Gene ontologies associated with processes involved in the mitigation of cellular ionic toxicity effects are also significantly enriched in the genomic regions under the segmented TADs of FL510 chromatin (Fig. 8D). These include regulatory genes involved in calcium signaling (GO:0005516; calmodulins), ethylene-mediated stress signaling (GO:0051740), and stress-related kinases (GO:0048544; S-domain receptor kinases). Furthermore, the enrichment of genes associated with urea transport (GO:0071705 and GO:0015204) are also relevant to cellular damage repair mechanisms by virtue of their direct roles in polyamine and proline biosynthesis and maintenance of foliar chlorophyll stability [50, 51]. As expected, genes involved in potassium transport (GO:0015079, high-affinity K+ transporters) are also among those that were enriched in the segmented TAD regions of FL510 chromatin. Taken together, the enrichment of relevant gene ontologies under the characteristic segmented TAD of FL510 chromatin are consistent with the ideotype and physiological novelties of FL510 as previously reported [28, 32, 33].

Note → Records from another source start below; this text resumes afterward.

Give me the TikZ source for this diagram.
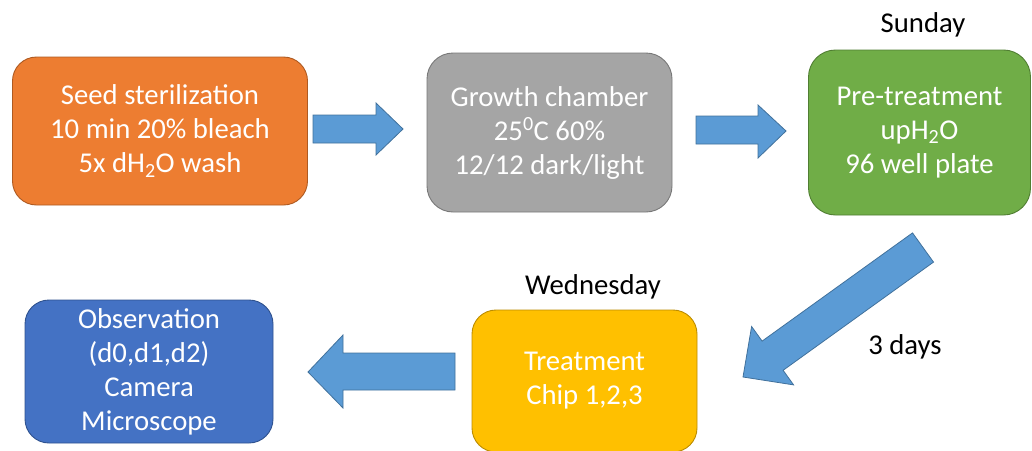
\documentclass[tikz,border=0pt]{standalone}
\usepackage{fontspec}
\setmainfont{Carlito}
\definecolor{orF}{HTML}{ED7D31}\definecolor{orB}{HTML}{AE5A21}
\definecolor{grF}{HTML}{A5A5A5}\definecolor{grB}{HTML}{787878}
\definecolor{gnF}{HTML}{70AD47}\definecolor{gnB}{HTML}{507E32}
\definecolor{blF}{HTML}{4472C4}\definecolor{blB}{HTML}{2F528F}
\definecolor{yeF}{HTML}{FFC000}\definecolor{yeB}{HTML}{BC8C00}
\definecolor{arF}{HTML}{5B9BD5}\definecolor{arB}{HTML}{41719C}
\tikzset{
  stepbox/.style={draw, line width=0.9pt, rectangle, align=center, inner sep=0pt,
    text=white, font=\fontsize{28.7}{34}\selectfont},
  daylabel/.style={text=black, inner sep=0pt, font=\fontsize{28.7}{34}\selectfont},
  blockarrow/.style={fill=arF, draw=arB, line width=0.8pt, line join=miter}
}
\begin{document}
\begin{tikzpicture}[x=1pt,y=-1pt]
\useasboundingbox (0,0) rectangle (1032,450);
% boxes
\node[stepbox, fill=orF, draw=orB, minimum width=295pt, minimum height=148pt, rounded corners=24pt]
  (seed) at (160,131) {Seed sterilization\\10 min 20\% bleach\\5x dH\textsubscript{2}O wash};
\node[stepbox, fill=grF, draw=grB, minimum width=245pt, minimum height=159pt, rounded corners=26pt]
  (growth) at (549.5,132.5) {Growth chamber\\25\textsuperscript{0}C 60\%\\12/12 dark/light};
\node[stepbox, fill=gnF, draw=gnB, minimum width=222pt, minimum height=165pt, rounded corners=27pt]
  (pre) at (919.5,132.5) {Pre-treatment\\upH\textsubscript{2}O\\96 well plate};
\node[stepbox, fill=yeF, draw=yeB, minimum width=225pt, minimum height=142pt, rounded corners=24pt]
  (treat) at (584.5,381) {Treatment\\Chip 1,2,3};
\node[stepbox, fill=blF, draw=blB, minimum width=248pt, minimum height=143pt, rounded corners=24pt]
  (obs) at (149,371.5) {Observation\\(d0,d1,d2)\\Camera\\Microscope};
% labels
\node[daylabel] (sun) at (923,25) {Sunday};
\node[daylabel] (wed) at (593,287) {Wednesday};
\node[daylabel] (days) at (905,347) {3 days};
% block arrows
\fill[blockarrow] (313,115) -- (376,115) -- (376,103) -- (403,129) -- (376,155) -- (376,143) -- (313,143) -- cycle;
\fill[blockarrow] (696,116) -- (758,116) -- (758,105) -- (786,131) -- (758,158) -- (758,144) -- (696,144) -- cycle;
\fill[blockarrow] (912.5,232.9) -- (762.1,341.1) -- (751.6,326.5) -- (743,377) -- (793.6,384.9) -- (783.1,370.3) -- (933.5,262.1) -- cycle;
\fill[blockarrow] (455,353) -- (343,353) -- (343,335) -- (308,372) -- (343,408) -- (343,390) -- (455,390) -- cycle;
\end{tikzpicture}
\end{document}
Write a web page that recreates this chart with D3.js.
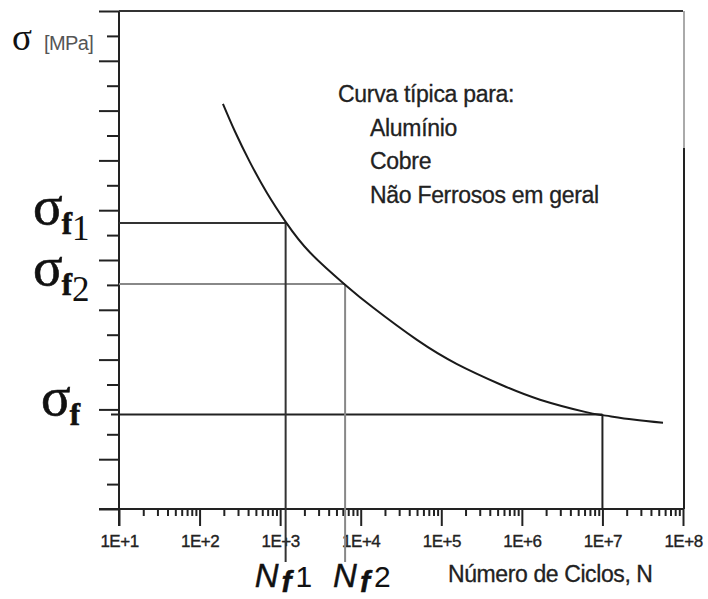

The transgressive super-sensitive FL499 also exhibited a drastic TAD modification relative to its parents with significant enrichment for the ‘Merged’ category, which is the opposite of the signature ‘Segmented’ TAD of FL510. Genomic regions associated with the ‘Merged’ TADs of FL499 were enriched with gene ontologies associated with trehalose biosynthesis (GO:0005992), response to DNA damage (GO:0006974), response to photo-oxidative damage (GO:0080183), and genes associated with cellular dehydration response including dehydrins (GO:0009627 and GO:0009415). Genes involved in Na+ toxicity response such as K+ transporters (GO:0006813; shaker/shaker-like K+ channels; total of 13 genes) were also enriched (Fig. 8D). While the expression of these genes may imply significance to defense, components related to growth and development that define the adaptive morphology of FL510 appeared to be uncoupled to the defense response components in FL499.